Work instructions >> Gather the lines below that include the string "Clone", copying each in full.

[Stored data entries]
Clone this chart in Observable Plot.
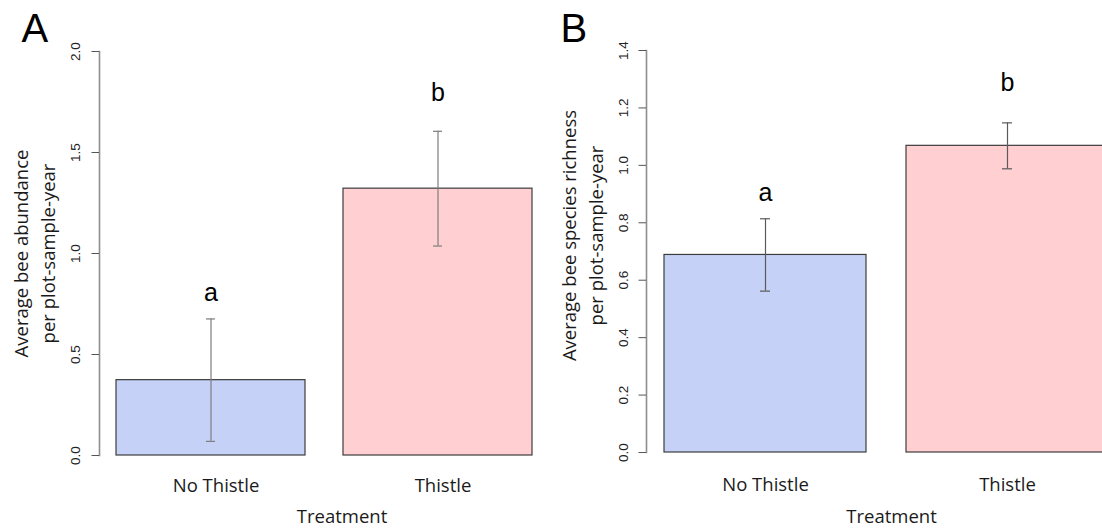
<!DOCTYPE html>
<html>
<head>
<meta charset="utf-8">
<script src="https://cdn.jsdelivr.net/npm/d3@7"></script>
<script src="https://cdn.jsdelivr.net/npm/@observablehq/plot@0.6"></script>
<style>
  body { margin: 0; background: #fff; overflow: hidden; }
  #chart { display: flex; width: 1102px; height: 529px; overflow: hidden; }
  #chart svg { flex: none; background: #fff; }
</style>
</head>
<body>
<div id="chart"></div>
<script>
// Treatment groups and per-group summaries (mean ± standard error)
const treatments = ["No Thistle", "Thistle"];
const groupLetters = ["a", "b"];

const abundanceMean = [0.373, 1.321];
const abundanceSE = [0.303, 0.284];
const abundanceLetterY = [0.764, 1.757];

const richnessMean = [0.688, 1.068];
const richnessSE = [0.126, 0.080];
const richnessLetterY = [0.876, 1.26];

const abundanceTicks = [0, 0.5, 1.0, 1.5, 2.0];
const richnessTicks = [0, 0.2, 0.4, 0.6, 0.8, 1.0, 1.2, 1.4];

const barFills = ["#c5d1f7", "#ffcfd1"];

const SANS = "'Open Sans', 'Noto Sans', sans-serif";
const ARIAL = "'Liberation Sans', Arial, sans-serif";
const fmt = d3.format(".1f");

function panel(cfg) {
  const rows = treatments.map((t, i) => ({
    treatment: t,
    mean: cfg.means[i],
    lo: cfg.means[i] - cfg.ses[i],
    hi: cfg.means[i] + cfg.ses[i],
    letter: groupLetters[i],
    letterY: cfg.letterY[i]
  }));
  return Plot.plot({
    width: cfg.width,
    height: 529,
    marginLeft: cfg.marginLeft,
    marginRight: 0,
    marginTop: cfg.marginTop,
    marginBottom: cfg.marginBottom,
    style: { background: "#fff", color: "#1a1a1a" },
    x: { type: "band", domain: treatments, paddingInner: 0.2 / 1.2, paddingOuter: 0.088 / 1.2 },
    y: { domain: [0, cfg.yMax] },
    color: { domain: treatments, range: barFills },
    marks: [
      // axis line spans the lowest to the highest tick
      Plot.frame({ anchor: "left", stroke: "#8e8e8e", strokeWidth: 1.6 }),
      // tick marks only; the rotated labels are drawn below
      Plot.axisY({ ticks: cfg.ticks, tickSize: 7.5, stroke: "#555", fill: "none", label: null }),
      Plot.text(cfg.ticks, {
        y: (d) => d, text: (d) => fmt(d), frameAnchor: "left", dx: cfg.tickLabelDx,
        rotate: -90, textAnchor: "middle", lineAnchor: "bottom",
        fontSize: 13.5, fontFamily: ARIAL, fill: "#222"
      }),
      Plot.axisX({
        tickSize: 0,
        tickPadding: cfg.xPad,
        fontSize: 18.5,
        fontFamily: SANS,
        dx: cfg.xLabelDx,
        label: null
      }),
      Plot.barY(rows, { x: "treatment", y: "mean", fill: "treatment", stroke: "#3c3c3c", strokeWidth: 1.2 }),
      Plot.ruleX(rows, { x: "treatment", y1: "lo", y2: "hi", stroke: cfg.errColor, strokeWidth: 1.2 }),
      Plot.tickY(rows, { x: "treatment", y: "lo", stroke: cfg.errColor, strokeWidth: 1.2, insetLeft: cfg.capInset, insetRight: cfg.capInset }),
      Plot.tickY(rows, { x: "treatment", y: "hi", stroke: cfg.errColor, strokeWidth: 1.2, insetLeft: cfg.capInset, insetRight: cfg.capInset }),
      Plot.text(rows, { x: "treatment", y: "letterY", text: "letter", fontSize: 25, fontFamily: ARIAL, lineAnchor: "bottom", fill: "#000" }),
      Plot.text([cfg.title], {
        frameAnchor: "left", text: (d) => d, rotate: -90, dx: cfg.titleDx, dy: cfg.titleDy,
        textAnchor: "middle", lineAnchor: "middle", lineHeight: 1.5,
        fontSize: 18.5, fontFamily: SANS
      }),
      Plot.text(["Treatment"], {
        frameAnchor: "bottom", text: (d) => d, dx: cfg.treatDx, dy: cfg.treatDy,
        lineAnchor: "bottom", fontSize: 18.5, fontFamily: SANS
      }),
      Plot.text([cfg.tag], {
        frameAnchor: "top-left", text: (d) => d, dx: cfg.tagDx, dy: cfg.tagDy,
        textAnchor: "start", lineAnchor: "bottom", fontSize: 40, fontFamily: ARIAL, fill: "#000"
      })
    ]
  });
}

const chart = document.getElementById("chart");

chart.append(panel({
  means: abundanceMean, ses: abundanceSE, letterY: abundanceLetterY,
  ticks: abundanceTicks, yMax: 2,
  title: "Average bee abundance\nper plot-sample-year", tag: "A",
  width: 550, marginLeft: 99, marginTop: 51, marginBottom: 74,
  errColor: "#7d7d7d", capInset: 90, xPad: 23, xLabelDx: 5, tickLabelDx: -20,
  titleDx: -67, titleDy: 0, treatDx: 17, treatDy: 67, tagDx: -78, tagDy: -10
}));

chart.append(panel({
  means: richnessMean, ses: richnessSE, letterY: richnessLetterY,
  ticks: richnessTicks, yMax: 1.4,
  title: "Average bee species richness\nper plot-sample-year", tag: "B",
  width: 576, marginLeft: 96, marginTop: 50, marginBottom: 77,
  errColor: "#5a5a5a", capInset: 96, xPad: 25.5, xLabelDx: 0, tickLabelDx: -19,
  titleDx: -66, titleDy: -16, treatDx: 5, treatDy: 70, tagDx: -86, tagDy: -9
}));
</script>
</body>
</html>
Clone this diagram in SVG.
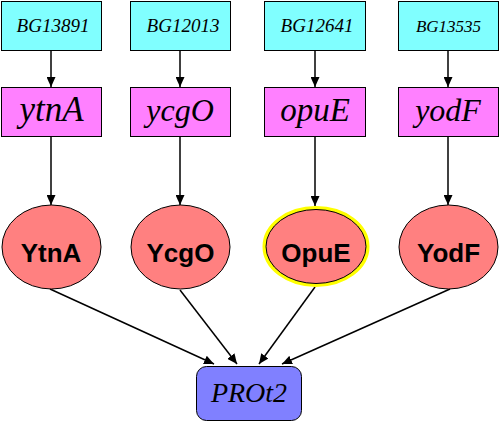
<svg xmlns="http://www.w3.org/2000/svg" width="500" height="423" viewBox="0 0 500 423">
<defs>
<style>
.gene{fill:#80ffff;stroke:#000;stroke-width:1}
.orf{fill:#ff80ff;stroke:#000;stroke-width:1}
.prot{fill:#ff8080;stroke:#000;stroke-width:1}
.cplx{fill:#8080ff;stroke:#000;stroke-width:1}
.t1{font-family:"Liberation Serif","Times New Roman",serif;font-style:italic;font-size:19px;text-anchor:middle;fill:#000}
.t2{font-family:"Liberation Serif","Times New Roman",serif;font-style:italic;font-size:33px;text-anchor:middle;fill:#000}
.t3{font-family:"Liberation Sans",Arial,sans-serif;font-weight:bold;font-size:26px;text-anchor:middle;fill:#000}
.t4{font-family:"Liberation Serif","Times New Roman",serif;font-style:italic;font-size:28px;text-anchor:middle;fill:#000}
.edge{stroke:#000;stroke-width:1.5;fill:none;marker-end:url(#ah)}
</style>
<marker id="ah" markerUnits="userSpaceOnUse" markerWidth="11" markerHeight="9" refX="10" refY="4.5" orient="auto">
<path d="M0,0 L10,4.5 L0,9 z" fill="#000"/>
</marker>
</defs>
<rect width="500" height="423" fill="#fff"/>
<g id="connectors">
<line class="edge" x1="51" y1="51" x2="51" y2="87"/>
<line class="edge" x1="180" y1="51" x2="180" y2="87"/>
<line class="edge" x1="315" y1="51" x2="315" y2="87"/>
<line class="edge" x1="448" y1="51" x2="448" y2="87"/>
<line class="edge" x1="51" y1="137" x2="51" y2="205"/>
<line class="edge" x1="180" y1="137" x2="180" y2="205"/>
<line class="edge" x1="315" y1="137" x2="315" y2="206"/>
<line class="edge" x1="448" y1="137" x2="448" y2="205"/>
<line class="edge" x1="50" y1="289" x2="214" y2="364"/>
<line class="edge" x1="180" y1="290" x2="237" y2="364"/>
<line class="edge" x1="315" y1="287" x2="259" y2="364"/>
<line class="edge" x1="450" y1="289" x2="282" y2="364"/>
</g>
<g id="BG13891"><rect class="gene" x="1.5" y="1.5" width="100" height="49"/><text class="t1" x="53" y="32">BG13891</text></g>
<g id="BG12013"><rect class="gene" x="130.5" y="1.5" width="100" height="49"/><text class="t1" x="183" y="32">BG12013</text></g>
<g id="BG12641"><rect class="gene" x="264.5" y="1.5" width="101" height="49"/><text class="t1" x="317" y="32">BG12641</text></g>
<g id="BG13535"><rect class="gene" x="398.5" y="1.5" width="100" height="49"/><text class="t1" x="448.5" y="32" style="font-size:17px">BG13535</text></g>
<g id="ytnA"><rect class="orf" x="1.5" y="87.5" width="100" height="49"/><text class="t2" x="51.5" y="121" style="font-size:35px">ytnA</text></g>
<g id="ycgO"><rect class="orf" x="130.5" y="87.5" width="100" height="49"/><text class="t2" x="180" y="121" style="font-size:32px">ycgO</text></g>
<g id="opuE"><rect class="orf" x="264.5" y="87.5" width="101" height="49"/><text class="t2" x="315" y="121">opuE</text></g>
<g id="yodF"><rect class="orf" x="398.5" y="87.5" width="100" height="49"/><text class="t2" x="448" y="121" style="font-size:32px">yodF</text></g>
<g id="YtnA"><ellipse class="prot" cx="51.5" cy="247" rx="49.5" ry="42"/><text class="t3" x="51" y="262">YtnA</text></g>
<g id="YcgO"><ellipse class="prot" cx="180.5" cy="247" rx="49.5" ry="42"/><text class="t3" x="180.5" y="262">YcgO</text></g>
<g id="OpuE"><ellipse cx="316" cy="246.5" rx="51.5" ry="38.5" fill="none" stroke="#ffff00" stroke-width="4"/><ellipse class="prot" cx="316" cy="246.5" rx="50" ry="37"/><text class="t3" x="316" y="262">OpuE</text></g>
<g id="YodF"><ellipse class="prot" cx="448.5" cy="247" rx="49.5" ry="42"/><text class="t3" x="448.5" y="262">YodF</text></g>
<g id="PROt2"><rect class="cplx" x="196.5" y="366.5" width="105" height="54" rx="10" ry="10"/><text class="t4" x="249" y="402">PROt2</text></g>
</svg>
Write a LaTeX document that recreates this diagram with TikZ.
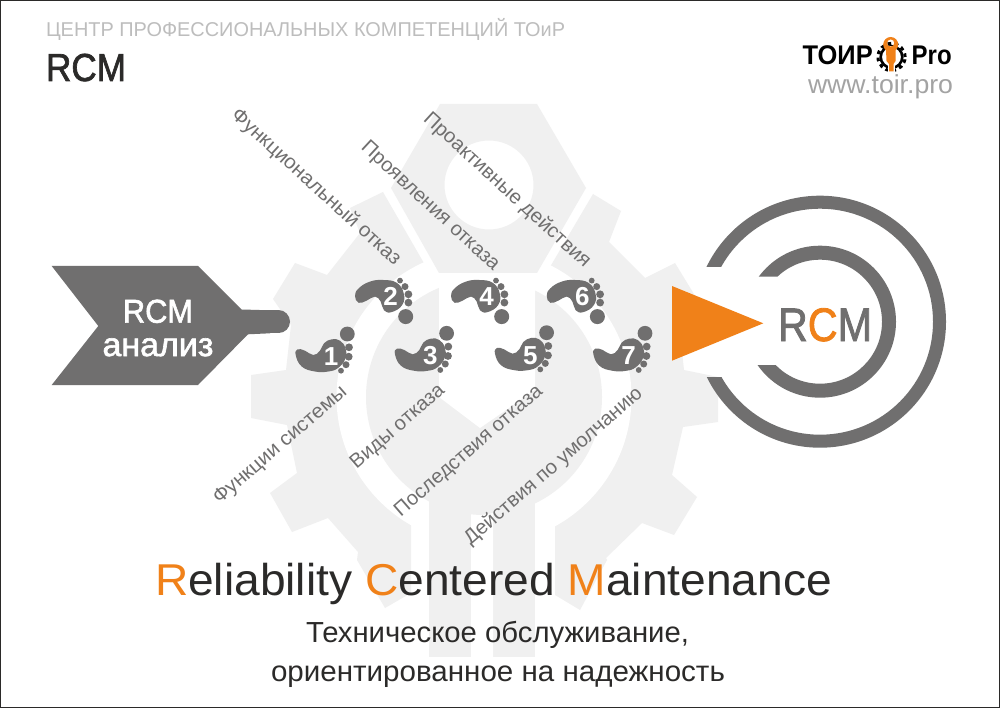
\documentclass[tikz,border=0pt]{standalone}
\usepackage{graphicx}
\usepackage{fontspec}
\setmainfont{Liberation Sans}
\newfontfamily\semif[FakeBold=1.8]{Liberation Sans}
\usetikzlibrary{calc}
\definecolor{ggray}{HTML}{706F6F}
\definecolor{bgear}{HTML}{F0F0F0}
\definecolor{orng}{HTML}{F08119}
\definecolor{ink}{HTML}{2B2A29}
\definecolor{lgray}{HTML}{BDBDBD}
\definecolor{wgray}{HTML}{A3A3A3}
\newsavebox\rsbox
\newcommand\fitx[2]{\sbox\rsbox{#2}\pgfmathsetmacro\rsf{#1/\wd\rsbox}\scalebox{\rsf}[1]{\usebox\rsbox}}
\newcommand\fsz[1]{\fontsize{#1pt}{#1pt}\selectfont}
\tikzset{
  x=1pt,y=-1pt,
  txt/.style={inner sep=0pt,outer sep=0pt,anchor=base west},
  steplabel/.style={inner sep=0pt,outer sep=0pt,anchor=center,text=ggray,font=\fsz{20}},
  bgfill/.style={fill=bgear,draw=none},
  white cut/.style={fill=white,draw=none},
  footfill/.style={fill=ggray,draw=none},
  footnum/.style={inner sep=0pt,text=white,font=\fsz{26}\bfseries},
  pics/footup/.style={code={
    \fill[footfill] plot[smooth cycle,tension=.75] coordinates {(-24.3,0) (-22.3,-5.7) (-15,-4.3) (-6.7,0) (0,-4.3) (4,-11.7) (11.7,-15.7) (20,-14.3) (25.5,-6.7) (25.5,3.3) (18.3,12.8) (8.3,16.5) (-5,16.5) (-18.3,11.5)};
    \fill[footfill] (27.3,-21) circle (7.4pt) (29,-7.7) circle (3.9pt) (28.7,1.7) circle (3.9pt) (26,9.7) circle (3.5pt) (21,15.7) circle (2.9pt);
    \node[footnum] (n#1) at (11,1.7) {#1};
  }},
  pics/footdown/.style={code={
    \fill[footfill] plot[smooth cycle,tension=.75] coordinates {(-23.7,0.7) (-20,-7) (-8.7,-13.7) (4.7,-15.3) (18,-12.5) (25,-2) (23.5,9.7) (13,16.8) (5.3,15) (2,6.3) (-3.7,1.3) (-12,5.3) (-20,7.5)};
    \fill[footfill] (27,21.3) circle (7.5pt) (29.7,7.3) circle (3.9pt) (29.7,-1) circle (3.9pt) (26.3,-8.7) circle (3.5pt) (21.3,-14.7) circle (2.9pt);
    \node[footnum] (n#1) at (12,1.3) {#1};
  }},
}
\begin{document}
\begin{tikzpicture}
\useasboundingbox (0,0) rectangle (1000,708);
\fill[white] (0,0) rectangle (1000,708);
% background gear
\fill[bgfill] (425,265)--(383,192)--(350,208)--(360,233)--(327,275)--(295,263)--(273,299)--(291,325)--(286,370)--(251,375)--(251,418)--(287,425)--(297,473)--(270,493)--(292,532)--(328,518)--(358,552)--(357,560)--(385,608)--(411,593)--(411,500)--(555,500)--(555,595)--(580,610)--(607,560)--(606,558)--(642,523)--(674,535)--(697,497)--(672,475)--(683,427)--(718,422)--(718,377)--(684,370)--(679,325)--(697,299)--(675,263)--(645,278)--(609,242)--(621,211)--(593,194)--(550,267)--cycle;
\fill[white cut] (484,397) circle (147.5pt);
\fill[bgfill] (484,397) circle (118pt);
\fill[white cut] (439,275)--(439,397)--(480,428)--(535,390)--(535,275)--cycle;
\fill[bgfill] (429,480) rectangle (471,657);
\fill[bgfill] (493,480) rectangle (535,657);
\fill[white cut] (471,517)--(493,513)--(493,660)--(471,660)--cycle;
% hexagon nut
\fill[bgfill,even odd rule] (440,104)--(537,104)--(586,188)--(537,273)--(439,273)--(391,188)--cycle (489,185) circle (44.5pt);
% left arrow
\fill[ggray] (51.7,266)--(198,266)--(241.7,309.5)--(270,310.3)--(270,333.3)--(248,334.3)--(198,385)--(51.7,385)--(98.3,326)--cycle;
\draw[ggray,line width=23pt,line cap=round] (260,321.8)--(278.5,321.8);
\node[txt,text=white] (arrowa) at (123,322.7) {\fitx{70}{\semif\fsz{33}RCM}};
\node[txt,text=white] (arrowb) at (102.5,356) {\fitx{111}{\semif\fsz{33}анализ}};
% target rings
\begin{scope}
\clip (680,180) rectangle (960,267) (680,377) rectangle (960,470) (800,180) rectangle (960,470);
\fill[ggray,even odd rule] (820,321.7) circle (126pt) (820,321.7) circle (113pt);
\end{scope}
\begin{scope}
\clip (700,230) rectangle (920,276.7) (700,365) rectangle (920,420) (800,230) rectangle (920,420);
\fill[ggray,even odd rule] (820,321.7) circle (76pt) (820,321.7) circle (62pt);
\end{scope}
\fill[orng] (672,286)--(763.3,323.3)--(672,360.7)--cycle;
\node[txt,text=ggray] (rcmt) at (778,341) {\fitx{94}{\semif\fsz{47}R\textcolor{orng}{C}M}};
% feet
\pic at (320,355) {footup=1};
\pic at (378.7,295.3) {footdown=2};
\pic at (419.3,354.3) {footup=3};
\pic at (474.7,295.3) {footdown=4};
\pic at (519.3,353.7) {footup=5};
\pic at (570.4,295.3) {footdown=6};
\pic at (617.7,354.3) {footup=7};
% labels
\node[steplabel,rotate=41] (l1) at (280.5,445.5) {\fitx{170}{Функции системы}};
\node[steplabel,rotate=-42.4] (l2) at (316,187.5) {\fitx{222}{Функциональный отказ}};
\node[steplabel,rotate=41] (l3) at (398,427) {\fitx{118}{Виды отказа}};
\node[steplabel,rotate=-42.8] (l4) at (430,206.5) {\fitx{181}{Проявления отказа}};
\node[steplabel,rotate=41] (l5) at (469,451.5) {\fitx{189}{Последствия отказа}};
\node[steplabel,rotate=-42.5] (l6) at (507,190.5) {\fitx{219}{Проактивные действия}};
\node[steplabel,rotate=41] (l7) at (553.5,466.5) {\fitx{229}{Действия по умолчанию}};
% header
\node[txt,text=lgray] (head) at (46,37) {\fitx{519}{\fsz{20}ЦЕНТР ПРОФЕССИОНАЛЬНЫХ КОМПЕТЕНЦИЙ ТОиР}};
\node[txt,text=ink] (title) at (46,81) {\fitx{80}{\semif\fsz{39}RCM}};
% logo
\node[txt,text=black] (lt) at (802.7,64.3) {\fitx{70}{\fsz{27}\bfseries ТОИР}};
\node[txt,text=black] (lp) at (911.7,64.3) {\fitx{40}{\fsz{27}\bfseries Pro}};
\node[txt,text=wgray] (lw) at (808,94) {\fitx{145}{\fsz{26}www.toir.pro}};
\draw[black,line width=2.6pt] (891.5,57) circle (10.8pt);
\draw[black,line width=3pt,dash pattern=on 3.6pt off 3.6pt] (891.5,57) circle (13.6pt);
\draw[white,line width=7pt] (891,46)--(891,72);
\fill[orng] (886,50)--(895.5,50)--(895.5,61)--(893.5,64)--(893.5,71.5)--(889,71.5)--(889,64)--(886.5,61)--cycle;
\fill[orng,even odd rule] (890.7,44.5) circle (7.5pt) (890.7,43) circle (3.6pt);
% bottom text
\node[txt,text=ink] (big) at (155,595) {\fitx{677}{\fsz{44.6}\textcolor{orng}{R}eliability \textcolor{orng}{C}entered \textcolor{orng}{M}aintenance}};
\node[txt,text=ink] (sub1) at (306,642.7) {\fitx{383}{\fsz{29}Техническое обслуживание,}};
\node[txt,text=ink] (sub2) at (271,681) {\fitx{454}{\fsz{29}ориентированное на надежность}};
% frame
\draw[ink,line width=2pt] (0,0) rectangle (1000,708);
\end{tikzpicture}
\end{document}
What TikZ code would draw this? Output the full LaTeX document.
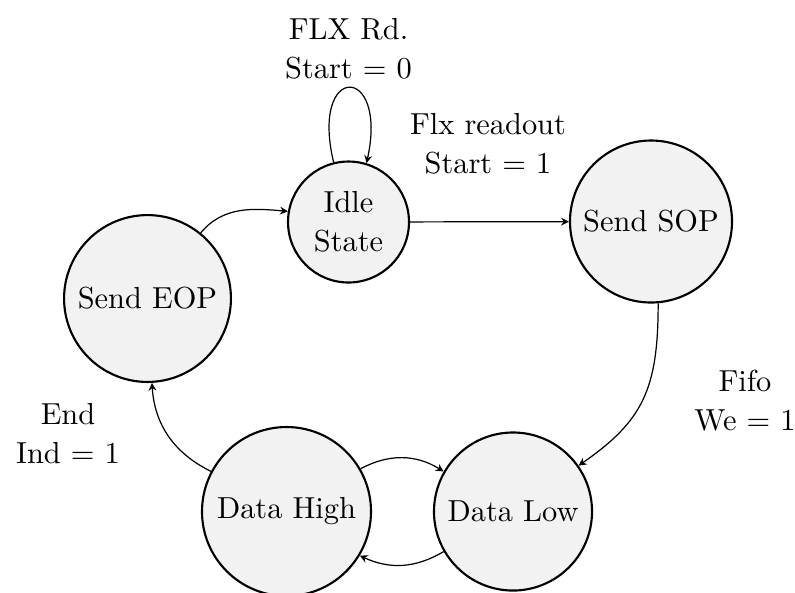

Response to this task >>
Clone this chart in Observable Plot.
Clone this diagram in SVG.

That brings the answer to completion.